La cappella Niccolina è un ambiente affrescato nel palazzo Apostolico in Vaticano da Beato Angelico e aiuti (tra cui Benozzo Gozzoli), tra il 1447 e il 1448 circa. Si trova nella parte più antica del palazzo, nella torre di Innocenzo III, vicino alle Stanze di Raffaello, ed era la cappella privata degli appartamenti di Niccolò V.
La cappella Niccolina è a pianta rettangolare e consta di tre pareti, decorate ciascuna nel registro superiore da un grande lunettone con un affresco unico composto da due Storie di santo Stefano; il registro mediano è invece composto da due scene separate per parete con Storie di san Lorenzo, tranne la parete sinistra, con le finestre, che contiene una sola storia; il registro inferiore, dove si aprono alcune porte, è infine decorato da una finta tappezzeria verde, oggi in larga parte ridipinta successivamente con una predominanza di colori rosso e oro.
Le pareti sono di dimensioni uguali, ma l'arcone di entrata e quello che incornicia la parete centrale hanno uno spessore voltato a botte che dà origine alla forma rettangolare del pavimento; qui si trovano affrescati a grandezza naturale otto Padri della Chiesa sotto nicchioni architettonici dipinti (Tommaso d'Aquino, Ambrogio, Agostino e Bonaventura/Girolamo), mentre nel sottarco sotto l'altare si trovano i santi Atanasio, Leone Magno, Gregorio Magno e Giovanni Crisostomo. Negli sguanci delle finestre sono inseriti rosoni e medaglioni con santi, di mano di aiuti. Nella volta infine si trovano i quattro Evangelisti, seduti su nubi su sfondo azzurro stellato.
Il Vasari descrive anche come sull'altare si trovasse una pala con la Deposizione, ma non si hanno tracce di quest'opera oltre la sua menzione.
Gli affreschi della cappella Niccolina sono caratterizzati da figure solide, gesti pacati e solenni, e un tono generale più aulico dell'abituale sinteticità meditativa dell'artista. Essi sono profondamente diversi da quelli del convento di San Marco a Firenze (1440-1445 circa), per via della ricchezza di dettagli, di citazioni colte e di motivi più vari ispirati a principi di ricchezza, complessità compositiva e varietà. C’è sia una volontà di descrivere l’ambiente che la capacità di fermare l’immagine, quasi in maniera astratta. È un linguaggio posato, chiaro e maestoso con una componente che risente del rimescolamento culturale avvenuto per il Giubileo del 1450 e dunque della presenza a Roma di artisti fiamminghi. Un esempio può essere Jean Fouquet da Tours che realizzò il “Dittico di Etienne Chevalier” proprio negli stessi anni, impressionando molto la cultura del tempo, Piero della Francesca sulle sue opere lasciate a Roma costruì il suo universo artistico.

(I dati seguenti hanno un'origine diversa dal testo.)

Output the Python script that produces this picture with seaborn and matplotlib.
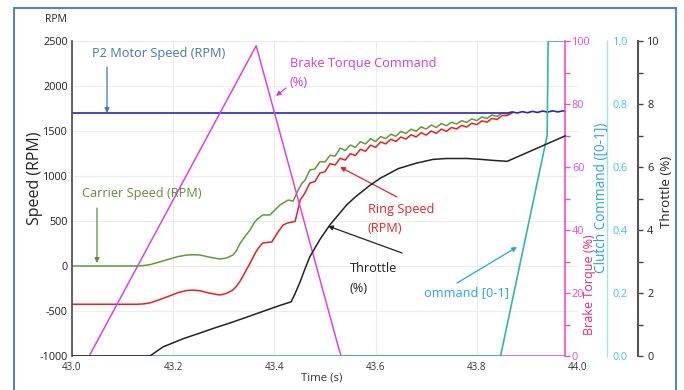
import matplotlib
matplotlib.use("Agg")
import matplotlib.pyplot as plt
from matplotlib.patches import Rectangle
from matplotlib.ticker import MultipleLocator
import seaborn as sns

# ---------------- data ----------------
motor_t = [43.0, 43.86, 43.87, 43.88, 43.89, 43.90, 43.91, 43.92, 43.93, 43.94, 43.95, 43.96, 43.97, 43.975]
motor_rpm = [1700, 1700, 1712, 1700, 1715, 1703, 1718, 1706, 1722, 1710, 1724, 1712, 1724, 1718]

carrier_t = [43.0, 43.128, 43.14, 43.154, 43.17, 43.194, 43.21, 43.227, 43.24, 43.253, 43.27, 43.292,
             43.305, 43.318, 43.325, 43.332, 43.342, 43.352, 43.36, 43.366,
             43.377, 43.391, 43.411, 43.427, 43.437, 43.447, 43.455,
             43.46, 43.47, 43.48, 43.49, 43.50, 43.51, 43.52, 43.53, 43.54, 43.55, 43.56, 43.57,
             43.58, 43.59, 43.60, 43.61, 43.62, 43.63, 43.64, 43.65, 43.66, 43.67, 43.68, 43.69,
             43.70, 43.71, 43.72, 43.73, 43.74, 43.75, 43.76, 43.77, 43.78, 43.79, 43.80, 43.81,
             43.82, 43.83, 43.84, 43.85, 43.86, 43.87]
carrier_rpm = [0, 0, 4, 15, 40, 80, 105, 122, 125, 122, 100, 78,
               88, 122, 170, 250, 330, 400, 480, 520,
               567, 567, 678, 733, 722, 844, 925,
               948, 1066, 1078, 1160, 1155, 1230, 1222, 1311, 1283, 1344, 1318, 1382,
               1356, 1414, 1383, 1438, 1415, 1464, 1442, 1496, 1472, 1520, 1497, 1546,
               1522, 1566, 1538, 1584, 1558, 1598, 1578, 1614, 1596, 1634, 1616, 1656,
               1640, 1678, 1662, 1700, 1689, 1702]

ring_t = [43.0, 43.128, 43.14, 43.154, 43.17, 43.194, 43.21, 43.227, 43.24, 43.253, 43.27, 43.292,
          43.305, 43.318, 43.325, 43.332, 43.342, 43.352, 43.36, 43.366, 43.372,
          43.377, 43.386, 43.395, 43.405, 43.417, 43.426, 43.435, 43.441, 43.451,
          43.46, 43.47, 43.48, 43.49, 43.50, 43.51, 43.52, 43.53, 43.54, 43.55, 43.56, 43.57,
          43.58, 43.59, 43.60, 43.61, 43.62, 43.63, 43.64, 43.65, 43.66, 43.67, 43.68, 43.69,
          43.70, 43.71, 43.72, 43.73, 43.74, 43.75, 43.76, 43.77, 43.78, 43.79, 43.80, 43.81,
          43.82, 43.83, 43.84, 43.85, 43.86, 43.87]
ring_rpm = [-425, -425, -422, -410, -380, -330, -295, -272, -268, -275, -300, -322,
            -305, -267, -225, -170, -70, 33, 120, 180, 225,
            255, 262, 267, 360, 455, 478, 489, 495, 733,
            808, 922, 938, 1033, 1048, 1137, 1123, 1197, 1178, 1247, 1228, 1297,
            1275, 1342, 1318, 1378, 1357, 1408, 1384, 1433, 1410, 1458, 1434, 1481,
            1455, 1500, 1474, 1521, 1497, 1539, 1523, 1562, 1544, 1586, 1571, 1612,
            1598, 1640, 1628, 1672, 1672, 1700]

brake_t = [43.0, 43.034, 43.364, 43.527, 43.532, 43.975]
brake_pct = [0, 0, 98.5, 2.5, 0, 0]

clutch_t = [43.0, 43.847, 43.939, 43.941, 43.975]
clutch_cmd = [0, 0, 0.70, 1.0, 1.0]

throttle_t = [43.0, 43.154, 43.18, 43.20, 43.22, 43.253, 43.28, 43.318, 43.35, 43.385, 43.41, 43.433,
              43.44, 43.451, 43.46, 43.47, 43.49, 43.51, 43.53, 43.543, 43.56, 43.589, 43.61,
              43.645, 43.68, 43.713, 43.74, 43.781, 43.81, 43.832, 43.86, 43.975]
throttle_pct = [0, 0, 0.29, 0.42, 0.55, 0.73, 0.88, 1.08, 1.26, 1.46, 1.6, 1.72,
                1.95, 2.36, 2.75, 3.15, 3.7, 4.17, 4.55, 4.8, 5.05, 5.42, 5.65,
                5.95, 6.12, 6.24, 6.27, 6.27, 6.24, 6.21, 6.18, 6.99]

speed_ticks = [-1000, -500, 0, 500, 1000, 1500, 2000, 2500]
time_ticks = [43.0, 43.2, 43.4, 43.6, 43.8, 44.0]
brake_ticks = [0, 20, 40, 60, 80, 100]
clutch_ticks = [0.0, 0.2, 0.4, 0.6, 0.8, 1.0]
throttle_ticks = [0, 2, 4, 6, 8, 10]

# ---------------- styling ----------------
sns.set_theme(style="white")
FONT = ["Open Sans", "DejaVu Sans"]
plt.rcParams["font.family"] = FONT

W, H = 684, 390
fig = plt.figure(figsize=(W / 100, H / 100), dpi=100)
ax = fig.add_axes([72 / W, 34 / H, 506 / W, 315 / H])


def fpx(x, y):
    """image pixel (top-left origin) -> figure pixels"""
    return (x, H - y)


def ffr(x, y):
    """image pixel (top-left origin) -> figure fraction"""
    return (x / W, (H - y) / H)


C_MOTOR = "#2424cf"
C_CARRIER = "#5c9e33"
C_RING = "#ee1d1d"
C_BRAKE = "#e040e4"
C_CLUTCH = "#2db7ad"
C_THR = "#222222"

# host axis (speed)
ax.set_xlim(43.0, 44.0)
ax.set_ylim(-1000, 2500)
ax.grid(True, color="#ececec", lw=0.8)
ax.set_xticks(time_ticks)
ax.set_xticklabels([f"{v:.1f}" for v in time_ticks])
ax.set_yticks(speed_ticks)
ax.set_yticklabels([str(v) for v in speed_ticks])
ax.tick_params(axis="y", length=0, pad=3, labelsize=7.8, colors="#222222")
ax.tick_params(axis="x", length=0, pad=4, labelsize=7.0, colors="#333333")
for s in ["top", "right", "bottom"]:
    ax.spines[s].set_visible(False)
ax.spines["left"].set_color("#555555")
ax.spines["left"].set_linewidth(1.3)

sns.lineplot(x=carrier_t, y=carrier_rpm, ax=ax, color=C_CARRIER, lw=1.1, sort=False, estimator=None)
sns.lineplot(x=ring_t, y=ring_rpm, ax=ax, color=C_RING, lw=1.1, sort=False, estimator=None)
sns.lineplot(x=motor_t, y=motor_rpm, ax=ax, color=C_MOTOR, lw=1.2, sort=False, estimator=None)
ax.set_xlabel("")
ax.set_ylabel("")

# brake torque axis
axb = ax.twinx()
axb.set_ylim(0, 100)
sns.lineplot(x=brake_t, y=brake_pct, ax=axb, color=C_BRAKE, lw=1.1, sort=False, estimator=None)
axb.spines["right"].set_position(("axes", (565 - 72) / 506))
for s in ["top", "left", "bottom"]:
    axb.spines[s].set_visible(False)
axb.spines["right"].set_color("#f04ccf")
axb.spines["right"].set_linewidth(1.2)
axb.set_yticks(brake_ticks)
axb.yaxis.set_minor_locator(MultipleLocator(10))
axb.tick_params(axis="y", which="both", length=3.5, width=1.0, color="#f04ccf", pad=1.5,
                labelsize=7.8, labelcolor="#f04ccf")
axb.set_ylabel("")
axb.grid(False)

# clutch axis
axc = ax.twinx()
axc.set_ylim(0, 1)
sns.lineplot(x=clutch_t, y=clutch_cmd, ax=axc, color=C_CLUTCH, lw=1.2, sort=False, estimator=None)
axc.spines["right"].set_position(("axes", (607 - 72) / 506))
for s in ["top", "left", "bottom"]:
    axc.spines[s].set_visible(False)
axc.spines["right"].set_color("#9fe4ea")
axc.spines["right"].set_linewidth(1.0)
axc.set_yticks(clutch_ticks)
axc.set_yticklabels([f"{v:.1f}" for v in clutch_ticks])
axc.tick_params(axis="y", length=0, pad=4, labelsize=7.8, labelcolor="#3cc4ef")
axc.set_ylabel("")
axc.grid(False)

# throttle axis
axt = ax.twinx()
axt.set_ylim(0, 10)
sns.lineplot(x=throttle_t, y=throttle_pct, ax=axt, color=C_THR, lw=1.1, sort=False, estimator=None)
axt.spines["right"].set_position(("axes", (638 - 72) / 506))
for s in ["top", "left", "bottom"]:
    axt.spines[s].set_visible(False)
axt.spines["right"].set_color("#555555")
axt.spines["right"].set_linewidth(1.5)
axt.set_yticks(throttle_ticks)
axt.yaxis.set_minor_locator(MultipleLocator(1))
axt.tick_params(axis="y", which="both", length=3.5, width=1.0, color="#444444", pad=3,
                labelsize=7.8, labelcolor="#222222")
axt.set_ylabel("")
axt.grid(False)

# ---------------- axis titles ----------------
fig.text(*ffr(35, 178), "Speed (RPM)", rotation=90, ha="center", va="center", fontsize=11.5, color="#222222")
fig.text(*ffr(56, 20), "RPM", ha="center", va="center", fontsize=7.5, color="#222222")
fig.text(*ffr(322, 378), "Time (s)", ha="center", va="center", fontsize=8.2, color="#333333")
fig.text(*ffr(589.5, 285), "Brake Torque (%)", rotation=90, ha="center", va="center", fontsize=9.0, color="#e8287a")
fig.text(*ffr(601, 198), "Clutch Command ([0-1])", rotation=90, ha="center", va="center", fontsize=9.8, color="#27a6de")
fig.text(*ffr(667, 192), "Throttle (%)", rotation=90, ha="center", va="center", fontsize=9.6, color="#222222")

# ---------------- annotations ----------------
ANN = 9.2


def note(x, y, s, color):
    fig.text(*ffr(x, y), s, ha="left", va="center", fontsize=ANN, color=color)


def arrow(tail, tip, color):
    ax.annotate("", xy=fpx(*tip), xycoords="figure pixels", xytext=fpx(*tail), textcoords="figure pixels",
                arrowprops=dict(arrowstyle="-|>", color=color, lw=0.9, mutation_scale=7, shrinkA=0, shrinkB=0),
                annotation_clip=False)


note(92, 53, "P2 Motor Speed (RPM)", "#4472c4")
arrow((107, 67), (107, 113), "#4472c4")

note(290, 64, "Brake Torque Command", "#d63ad6")
note(290, 82, "(%)", "#d63ad6")
arrow((286, 88), (276, 96), "#d63ad6")

note(82, 194, "Carrier Speed (RPM)", "#5a8f3a")
arrow((97, 208), (97, 263), "#5a8f3a")

note(368, 209, "Ring Speed", "#ee2222")
note(368, 228, "(RPM)", "#ee2222")
arrow((397, 197), (340, 167), "#ee2222")

note(350, 268, "Throttle", "#222222")
note(350, 288, "(%)", "#222222")
arrow((402, 253), (328, 226), "#222222")

note(424, 293, "ommand [0-1]", "#1fa8e0")
arrow((457, 283), (517, 247), "#1fa8e0")

# frame around the figure
fig.add_artist(Rectangle((14 / W, -0.05), (676 - 14) / W, (H - 8) / H + 0.05, transform=fig.transFigure,
                         fill=False, edgecolor="#4a7fd8", lw=1.4))

fig.savefig("out.png", dpi=100)
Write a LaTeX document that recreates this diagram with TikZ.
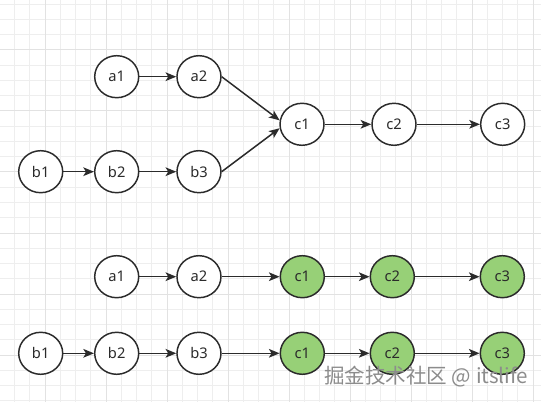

Come è stato acutamente fatto notare da studiosi come Pope-Hennessy, le differenze non sono però da imputare a uno sviluppo nello stile dell'autore, quanto piuttosto alla diversa destinazione della decorazione: in San Marco gli affreschi dovevano accompagnare ed aiutare la meditazione dei frati, mentre in Vaticano essi dovevano celebrare la potenza e la vastità degli orizzonti intellettuali del papato, nell'impresa di rinnovare i fasti dell'antica Roma dopo il disastroso abbandono della città durante la cattività avignonese.
Lo stile della cappella Niccolina sembra dopotutto preannunciarsi nelle vivaci narrazioni della predella della Pala di San Marco (1440-1443 circa) o in altre opere anteriori, magari predelle o opere minori, dove l'artista aveva potuto dare un più libero sfogo al proprio estro creativo.